**Objective**
Leave the pictures out and quote every line from the start of the listing to the line with "anchor=base east] (citation)", inclusive.

**Data block**
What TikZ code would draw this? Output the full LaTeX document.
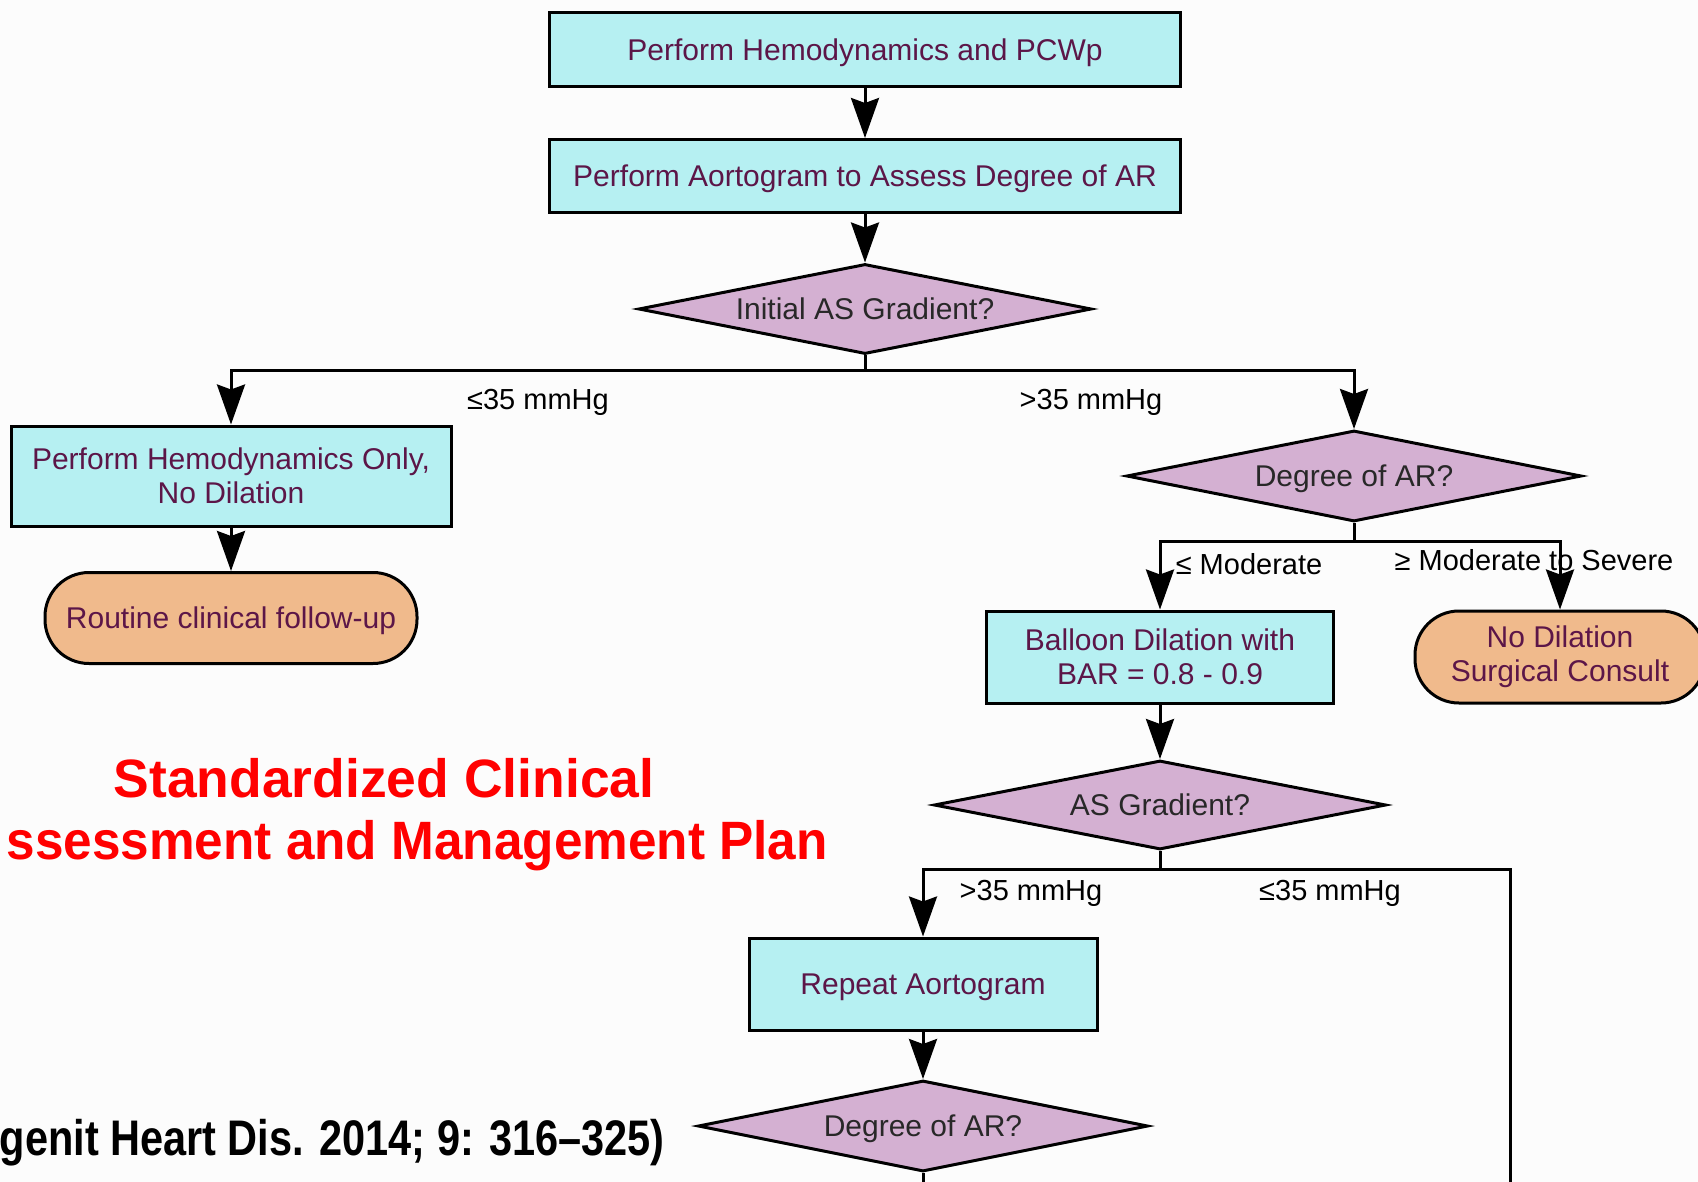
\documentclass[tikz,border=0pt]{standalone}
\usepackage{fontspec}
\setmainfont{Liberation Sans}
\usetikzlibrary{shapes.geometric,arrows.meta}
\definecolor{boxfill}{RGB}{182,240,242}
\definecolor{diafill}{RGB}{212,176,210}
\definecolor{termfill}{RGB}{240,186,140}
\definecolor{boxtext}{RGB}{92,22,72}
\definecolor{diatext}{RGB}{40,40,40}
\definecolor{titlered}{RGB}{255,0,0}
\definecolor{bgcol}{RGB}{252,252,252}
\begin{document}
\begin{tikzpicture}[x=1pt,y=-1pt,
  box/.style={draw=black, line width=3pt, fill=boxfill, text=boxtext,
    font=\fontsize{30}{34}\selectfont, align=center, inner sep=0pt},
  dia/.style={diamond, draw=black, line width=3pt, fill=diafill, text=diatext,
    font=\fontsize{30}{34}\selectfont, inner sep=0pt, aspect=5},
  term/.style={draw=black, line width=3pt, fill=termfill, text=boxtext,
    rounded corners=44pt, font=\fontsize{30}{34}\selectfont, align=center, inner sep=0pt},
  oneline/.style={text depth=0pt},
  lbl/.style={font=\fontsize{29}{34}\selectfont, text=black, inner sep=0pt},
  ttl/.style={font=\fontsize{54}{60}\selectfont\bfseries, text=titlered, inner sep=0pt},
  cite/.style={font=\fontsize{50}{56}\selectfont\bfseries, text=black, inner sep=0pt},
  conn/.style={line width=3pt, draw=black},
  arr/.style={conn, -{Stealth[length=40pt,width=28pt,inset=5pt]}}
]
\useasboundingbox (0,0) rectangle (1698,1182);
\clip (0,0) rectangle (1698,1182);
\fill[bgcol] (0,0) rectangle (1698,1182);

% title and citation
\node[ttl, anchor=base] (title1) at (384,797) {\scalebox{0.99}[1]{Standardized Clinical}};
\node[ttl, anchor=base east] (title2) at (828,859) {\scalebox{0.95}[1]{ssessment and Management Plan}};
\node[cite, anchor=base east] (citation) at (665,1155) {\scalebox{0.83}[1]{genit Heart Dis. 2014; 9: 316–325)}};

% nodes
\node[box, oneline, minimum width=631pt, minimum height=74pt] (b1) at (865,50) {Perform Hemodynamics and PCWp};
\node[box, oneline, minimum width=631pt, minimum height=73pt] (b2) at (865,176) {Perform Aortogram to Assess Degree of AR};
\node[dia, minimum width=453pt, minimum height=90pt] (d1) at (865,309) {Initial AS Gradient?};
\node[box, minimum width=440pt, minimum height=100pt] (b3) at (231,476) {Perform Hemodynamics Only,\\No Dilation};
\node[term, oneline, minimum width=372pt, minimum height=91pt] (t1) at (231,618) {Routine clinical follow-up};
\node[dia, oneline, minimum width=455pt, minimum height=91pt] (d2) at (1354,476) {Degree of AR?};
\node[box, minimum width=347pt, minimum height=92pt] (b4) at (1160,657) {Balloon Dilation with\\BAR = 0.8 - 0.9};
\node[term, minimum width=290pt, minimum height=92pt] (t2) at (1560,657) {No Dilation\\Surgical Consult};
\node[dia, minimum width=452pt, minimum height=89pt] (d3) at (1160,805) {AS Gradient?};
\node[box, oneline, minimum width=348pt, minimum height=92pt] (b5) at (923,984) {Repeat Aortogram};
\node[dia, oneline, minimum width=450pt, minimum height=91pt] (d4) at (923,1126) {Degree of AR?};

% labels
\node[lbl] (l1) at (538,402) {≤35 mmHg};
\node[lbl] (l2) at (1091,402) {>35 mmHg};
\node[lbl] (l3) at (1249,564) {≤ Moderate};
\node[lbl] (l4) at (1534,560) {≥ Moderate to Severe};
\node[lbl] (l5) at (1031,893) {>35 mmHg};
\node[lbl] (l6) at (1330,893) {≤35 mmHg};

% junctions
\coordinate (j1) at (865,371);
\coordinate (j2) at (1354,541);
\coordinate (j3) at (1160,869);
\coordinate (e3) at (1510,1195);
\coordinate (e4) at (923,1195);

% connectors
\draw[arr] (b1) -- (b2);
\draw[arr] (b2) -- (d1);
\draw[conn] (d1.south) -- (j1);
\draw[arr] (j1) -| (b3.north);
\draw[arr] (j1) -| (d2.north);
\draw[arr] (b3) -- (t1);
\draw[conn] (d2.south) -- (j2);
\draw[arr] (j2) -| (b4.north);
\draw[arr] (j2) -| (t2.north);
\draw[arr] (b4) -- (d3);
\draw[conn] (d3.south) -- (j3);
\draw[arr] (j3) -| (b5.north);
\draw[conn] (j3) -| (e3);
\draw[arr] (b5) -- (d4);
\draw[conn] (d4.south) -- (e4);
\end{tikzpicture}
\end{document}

**Exercise answer**
What TikZ code would draw this? Output the full LaTeX document.
\documentclass[tikz,border=0pt]{standalone}
\usepackage{fontspec}
\setmainfont{Liberation Sans}
\usetikzlibrary{shapes.geometric,arrows.meta}
\definecolor{boxfill}{RGB}{182,240,242}
\definecolor{diafill}{RGB}{212,176,210}
\definecolor{termfill}{RGB}{240,186,140}
\definecolor{boxtext}{RGB}{92,22,72}
\definecolor{diatext}{RGB}{40,40,40}
\definecolor{titlered}{RGB}{255,0,0}
\definecolor{bgcol}{RGB}{252,252,252}
\begin{document}
\begin{tikzpicture}[x=1pt,y=-1pt,
  box/.style={draw=black, line width=3pt, fill=boxfill, text=boxtext,
    font=\fontsize{30}{34}\selectfont, align=center, inner sep=0pt},
  dia/.style={diamond, draw=black, line width=3pt, fill=diafill, text=diatext,
    font=\fontsize{30}{34}\selectfont, inner sep=0pt, aspect=5},
  term/.style={draw=black, line width=3pt, fill=termfill, text=boxtext,
    rounded corners=44pt, font=\fontsize{30}{34}\selectfont, align=center, inner sep=0pt},
  oneline/.style={text depth=0pt},
  lbl/.style={font=\fontsize{29}{34}\selectfont, text=black, inner sep=0pt},
  ttl/.style={font=\fontsize{54}{60}\selectfont\bfseries, text=titlered, inner sep=0pt},
  cite/.style={font=\fontsize{50}{56}\selectfont\bfseries, text=black, inner sep=0pt},
  conn/.style={line width=3pt, draw=black},
  arr/.style={conn, -{Stealth[length=40pt,width=28pt,inset=5pt]}}
]
\useasboundingbox (0,0) rectangle (1698,1182);
\clip (0,0) rectangle (1698,1182);
\fill[bgcol] (0,0) rectangle (1698,1182);

% title and citation
\node[ttl, anchor=base] (title1) at (384,797) {\scalebox{0.99}[1]{Standardized Clinical}};
\node[ttl, anchor=base east] (title2) at (828,859) {\scalebox{0.95}[1]{ssessment and Management Plan}};
\node[cite, anchor=base east] (citation) at (665,1155) {\scalebox{0.83}[1]{genit Heart Dis. 2014; 9: 316–325)}};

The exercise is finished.